U.S. Oil Reserves Counterpoint


The question is what are the facts concerning the present U.S. oil reserves? What are we as a nation able to produce? What are the present U.S. proven oil reserves, and the annual usage? Can the U.S. proven oil reserves be increased?


Since writing this article the economy has changed. Read this article about “Low oil prices force oil drills to a halt.

The U.S. proven oil reserves is a little less than 21 billion barrels in 2006 according to the Energy Information Agency (EIA). U.S. crude production peaked in 1970 at 9.6 million barrels per day, and had declined to 5.1 million barrels per day by 2006. This represents about an 11year supply of oil reserves at current rates of production. United States crude oil production has been declining. Over 2.3 million wells having been drilled in the U.S. since 1949, and oil consumption is nearly four times as high as oil production. A May 2008 assessment by the EIA estimated a massive oil deposit could increase U.S. reserves by 10 fold and potential cumulative production of the Arctic National Wildlife Refuge to be a maximum of 4.3 billion barrels from 2018 to 2030. This estimate is a best-case scenario of technically recoverable oil during the area’s primary production years if legislation were passed in 2008 to allow drilling. Expected oil rich basins are unexplored and undeveloped. The social, environmental, and economic aspects of development will be challenging.


The United States maintains a Strategic Oil Reserve at four sites in the Gulf of Mexico, with a total capacity of 727 million barrels of crude oil.


U.S. Petroleum Basic Statistics (2007):

U.S. petroleum consumption                                                   20,680,000 barrels/day

U.S. motor gasoline consumption                                             9,286,000 barrels/day

U.S. crude oil production                                                          5,064,000 barrels/day

State ranking (Texas) of crude oil production                         1,087,000 barrels/day

U.S. crude oil imports (5,980,000 barrels/day from OPEC) 10,031,000 barrels/day

Number of U.S. operable petroleum refineries                                                     150

U.S. proven oil reserves                                                            20,972,000 barrels


According to the EIA, oil production in the U.S. comes mainly from Texas (25% from shore and offshore), Alaska (24% onshore), California (21% shore), and Louisiana (14% from onshore and offshore).


According to the EIA, the main suppliers of oil to the U.S. at this time are; Canada (1.68 million barrels per day), Saudi Arabia (1.49 million barrels per day), Venezuela (1.46 million barrels per day), and Mexico (1.35 million barrels per day). 


What is running low is oil in fields that have already been tapped and are in production — in other words, the relatively easy-to-get stuff, which oil companies have proven exists and can get at with current technology. Those reserves are clearly being drained.
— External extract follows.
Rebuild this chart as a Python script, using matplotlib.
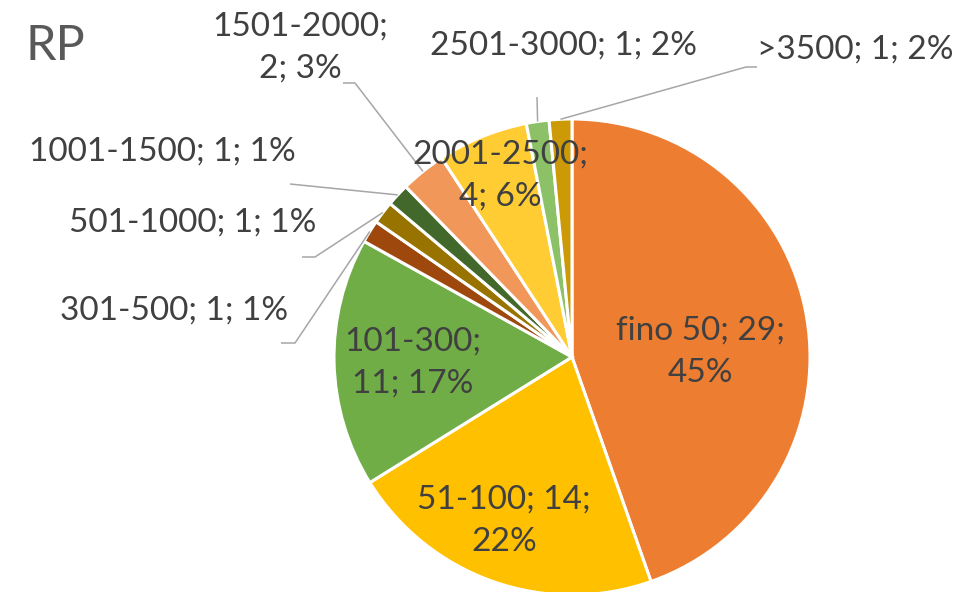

It is from this same tapped and leased land of the present Democratic Congress provision requiring oil and gas companies to develop on already leased lands before obtaining new leases would curb future U.S. production. Besides taking time to dig more wells, it would only deplete the existing U.S. oil fields quicker, leaving the U.S. more dependent on foreign oil.


A point that is not commonly pointed out, despite the U.S. being “the world’s largest importer of oil and refined products, the U.S. also exports fossil fuels. As of March, the latest data available, U.S. oil refiners were exporting more than 1.8 million barrels a day of crude oil, gasoline, diesel, jet fuel and other refined products. The top five destinations for U.S. fuel were Mexico, Canada, the Netherlands, Chile and Singapore.” “What this proves is that the market for oil and fuel is global, it doesn’t matter where it came from. What matters is where the seller can get the best price. This proves that a quick short time fix of rearranging the existing oil reserves will probably have little effect in reduction of oil price.”


Of interest are the candidate’s views on technological issues: Energy, Climate change, Space program, skilled worker shortage, and technology.


From the facts, the proven U.S. oil fields and the global oil market are declining. Unless something happens the cost of oil will continue to rise. Since the U.S. must start to lead, maybe it is time to allow the offshore oil drilling or drilling at the Bakken Formation in North Dakota. More oil at the present time is not necessarily the answer; it is how to control the oil.